(PROBLEM):
Locate the string "this" in the records below. Copy every line where it occurs.

━━━━━ DATA EXCERPTS

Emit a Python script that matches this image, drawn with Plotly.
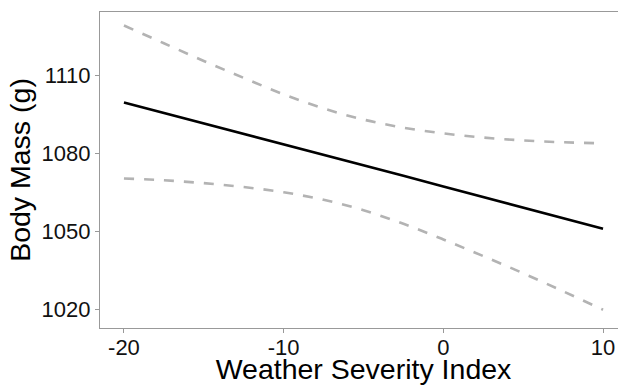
import plotly.graph_objects as go

# Weather Severity Index sample points
x_vals = [-20, -17.5, -15, -12.5, -10, -7.5, -5, -2.5, 0, 2.5, 5, 7.5, 10]
# fitted body mass (g)
fit_vals = [1099.5, 1095.5, 1091.4, 1087.4, 1083.4, 1079.3, 1075.3, 1071.3, 1067.2, 1063.2, 1059.1, 1055.1, 1051.0]
# upper / lower confidence bounds (g)
upper_vals = [1129.0, 1122.2, 1115.4, 1108.9, 1102.6, 1097.2, 1092.9, 1089.8, 1087.6, 1086.0, 1084.9, 1084.2, 1083.8]
lower_vals = [1070.3, 1069.6, 1068.5, 1067.0, 1065.0, 1062.1, 1058.1, 1052.9, 1046.9, 1040.5, 1033.9, 1027.0, 1019.9]

x_ticks = [-20, -10, 0, 10]
y_ticks = [1020, 1050, 1080, 1110]

FONT = "Liberation Sans, Arial, sans-serif"
AXIS_GRAY = "#999999"

fig = go.Figure()
fig.add_trace(go.Scatter(x=x_vals, y=upper_vals, mode="lines",
                         line=dict(color="#b3b3b3", width=2.6, dash="10px,10px", shape="spline", smoothing=1.0),
                         showlegend=False, hoverinfo="skip"))
fig.add_trace(go.Scatter(x=x_vals, y=lower_vals, mode="lines",
                         line=dict(color="#b3b3b3", width=2.6, dash="10px,10px", shape="spline", smoothing=1.0),
                         showlegend=False, hoverinfo="skip"))
fig.add_trace(go.Scatter(x=x_vals, y=fit_vals, mode="lines",
                         line=dict(color="#000000", width=2.6),
                         showlegend=False))

# the reference panel runs past the right edge of the picture, so the figure is a bit wider than the window
fig.update_layout(
    width=627, height=385,
    margin=dict(l=100, r=0, t=12, b=57),
    paper_bgcolor="white", plot_bgcolor="white",
    font=dict(family=FONT, color="#111111"),
    xaxis=dict(
        range=[-21.5, 11.5], tickvals=x_ticks, ticktext=[str(v) for v in x_ticks],
        showgrid=False, zeroline=False,
        showline=True, linecolor=AXIS_GRAY, linewidth=1.2, mirror=True,
        ticks="outside", ticklen=4, tickcolor=AXIS_GRAY, tickwidth=1.2,
        ticklabelstandoff=-5,
        tickfont=dict(size=22, family=FONT, color="#111111"),
        title=dict(text="Weather Severity Index", font=dict(size=28.5, family=FONT, color="#000000"), standoff=0),
    ),
    yaxis=dict(
        range=[1012.9, 1134.2], tickvals=y_ticks, ticktext=[str(v) for v in y_ticks],
        showgrid=False, zeroline=False,
        showline=True, linecolor=AXIS_GRAY, linewidth=1.2, mirror=False,
        ticks="outside", ticklen=4, tickcolor=AXIS_GRAY, tickwidth=1.2,
        tickfont=dict(size=22, family=FONT, color="#111111"),
        title=dict(text="Body Mass (g)", font=dict(size=28.5, family=FONT, color="#000000"), standoff=2),
    ),
)

# remove the browser's default 8px body margin so the figure sits at the page origin
fig.write_html("out.html", config={"displayModeBar": False},
               post_script="document.body.style.margin='0';document.body.style.overflow='hidden';")
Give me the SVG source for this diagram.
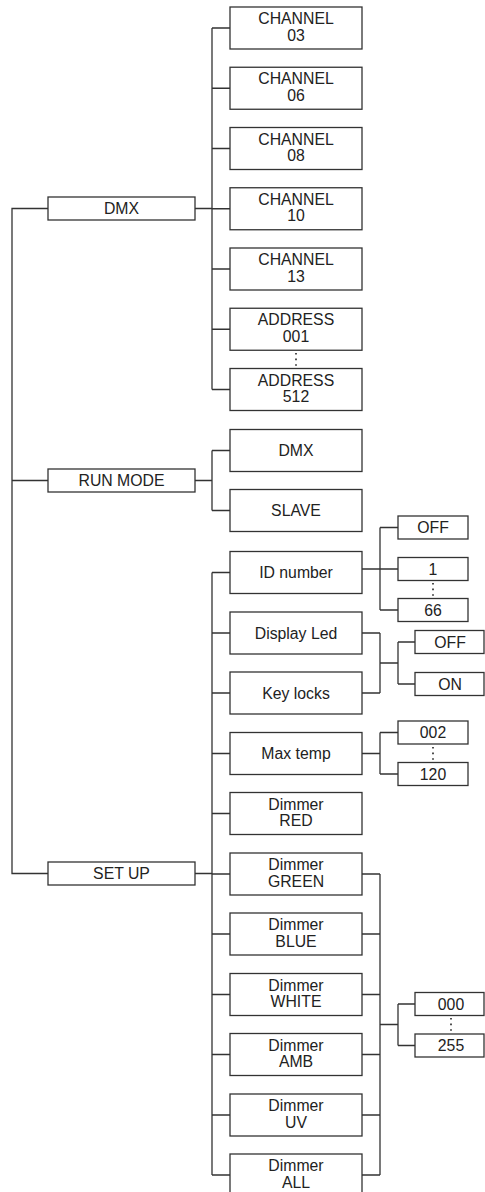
<svg xmlns="http://www.w3.org/2000/svg" width="485" height="1192" viewBox="0 0 485 1192">
<style>
rect{fill:#fff;stroke:#333;stroke-width:1.3}
text{font-family:"Liberation Sans",Arial,sans-serif;font-size:15.8px;fill:#222;text-anchor:middle}
.c path{fill:none;stroke:#333;stroke-width:1.3}
.c .dot{stroke:#222;stroke-width:1.6;stroke-dasharray:1.6 4}
</style>
<rect x="0" y="0" width="485" height="1192" style="fill:#fff;stroke:none"/>
<g class="c" id="connectors">
<path d="M48 208.5H12V873.5H48M12 480.5H48"/>
<path d="M195 208.5H212M212 28V389.5M212 28H230M212 88.25H230M212 148.5H230M212 208.75H230M212 269H230M212 329.25H230M212 389.5H230"/>
<path d="M195 480.5H212M212 450.5V510.5M212 450.5H230M212 510.5H230"/>
<path d="M195 873.5H212M212 572.5V1175M212 572.5H230M212 633H230M212 693H230M212 753.5H230M212 813.5H230M212 874H230M212 934H230M212 994.5H230M212 1054.5H230M212 1115H230M212 1175H230"/>
<path d="M362 569H398M380 527.5V610M380 527.5H398M380 610H398"/>
<path d="M362 633H380M362 693H380M380 633V693M380 663H398M398 642V684M398 642H415M398 684H415"/>
<path d="M362 753.5H380M380 732.5V774M380 732.5H398M380 774H398"/>
<path d="M362 874H380M362 934H380M362 994.5H380M362 1054.5H380M362 1115H380M362 1175H380M380 874V1175M380 1024.5H398M398 1004V1045.5M398 1004H415M398 1045.5H415"/>
<path class="dot" d="M296 353V368"/>
<path class="dot" d="M433 583V598"/>
<path class="dot" d="M433 747V762"/>
<path class="dot" d="M451 1018V1033"/>
</g>
<g id="n-dmx"><rect x="48" y="197" width="147" height="23"/><text x="121.5" y="214">DMX</text></g>
<g id="n-runmode"><rect x="48" y="469" width="147" height="23"/><text x="121.5" y="486">RUN MODE</text></g>
<g id="n-setup"><rect x="48" y="862" width="147" height="23"/><text x="121.5" y="879">SET UP</text></g>
<g id="n-ch03"><rect x="230" y="7" width="132" height="42"/><text x="296" y="24">CHANNEL</text><text x="296" y="40.5">03</text></g>
<g id="n-ch06"><rect x="230" y="67.25" width="132" height="42"/><text x="296" y="84.25">CHANNEL</text><text x="296" y="100.75">06</text></g>
<g id="n-ch08"><rect x="230" y="127.5" width="132" height="42"/><text x="296" y="144.5">CHANNEL</text><text x="296" y="161">08</text></g>
<g id="n-ch10"><rect x="230" y="187.75" width="132" height="42"/><text x="296" y="204.75">CHANNEL</text><text x="296" y="221.25">10</text></g>
<g id="n-ch13"><rect x="230" y="248" width="132" height="42"/><text x="296" y="265">CHANNEL</text><text x="296" y="281.5">13</text></g>
<g id="n-addr001"><rect x="230" y="308.25" width="132" height="42"/><text x="296" y="325.25">ADDRESS</text><text x="296" y="341.75">001</text></g>
<g id="n-addr512"><rect x="230" y="368.5" width="132" height="42"/><text x="296" y="385.5">ADDRESS</text><text x="296" y="402">512</text></g>
<g id="n-rm-dmx"><rect x="230" y="429.5" width="132" height="42"/><text x="296" y="456">DMX</text></g>
<g id="n-slave"><rect x="230" y="489.5" width="132" height="42"/><text x="296" y="516">SLAVE</text></g>
<g id="n-id"><rect x="230" y="551.5" width="132" height="42"/><text x="296" y="578">ID number</text></g>
<g id="n-display"><rect x="230" y="612" width="132" height="42"/><text x="296" y="638.5">Display Led</text></g>
<g id="n-keylocks"><rect x="230" y="672" width="132" height="42"/><text x="296" y="698.5">Key locks</text></g>
<g id="n-maxtemp"><rect x="230" y="732.5" width="132" height="42"/><text x="296" y="759">Max temp</text></g>
<g id="n-red"><rect x="230" y="792.5" width="132" height="42"/><text x="296" y="809.5">Dimmer</text><text x="296" y="826">RED</text></g>
<g id="n-green"><rect x="230" y="853" width="132" height="42"/><text x="296" y="870">Dimmer</text><text x="296" y="886.5">GREEN</text></g>
<g id="n-blue"><rect x="230" y="913" width="132" height="42"/><text x="296" y="930">Dimmer</text><text x="296" y="946.5">BLUE</text></g>
<g id="n-white"><rect x="230" y="973.5" width="132" height="42"/><text x="296" y="990.5">Dimmer</text><text x="296" y="1007">WHITE</text></g>
<g id="n-amb"><rect x="230" y="1033.5" width="132" height="42"/><text x="296" y="1050.5">Dimmer</text><text x="296" y="1067">AMB</text></g>
<g id="n-uv"><rect x="230" y="1094" width="132" height="42"/><text x="296" y="1111">Dimmer</text><text x="296" y="1127.5">UV</text></g>
<g id="n-all"><rect x="230" y="1154" width="132" height="42"/><text x="296" y="1171">Dimmer</text><text x="296" y="1187.5">ALL</text></g>
<g id="n-id-off"><rect x="398" y="516" width="70" height="23"/><text x="433" y="533">OFF</text></g>
<g id="n-id-1"><rect x="398" y="557.5" width="70" height="23"/><text x="433" y="574.5">1</text></g>
<g id="n-id-66"><rect x="398" y="598.5" width="70" height="23"/><text x="433" y="615.5">66</text></g>
<g id="n-off"><rect x="415" y="630.5" width="69" height="23"/><text x="450" y="647.5">OFF</text></g>
<g id="n-on"><rect x="415" y="672.5" width="69" height="23"/><text x="450" y="689.5">ON</text></g>
<g id="n-002"><rect x="398" y="721" width="70" height="23"/><text x="433" y="738">002</text></g>
<g id="n-120"><rect x="398" y="762.5" width="70" height="23"/><text x="433" y="779.5">120</text></g>
<g id="n-000"><rect x="415" y="992.5" width="69" height="23"/><text x="451" y="1009.5">000</text></g>
<g id="n-255"><rect x="415" y="1034" width="69" height="23"/><text x="451" y="1051">255</text></g>
</svg>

━━━━━━━━━━

(TASK OUTPUT):
Emit a Python script that matches this image, drawn with Plotly.
Give me the SVG source for this diagram.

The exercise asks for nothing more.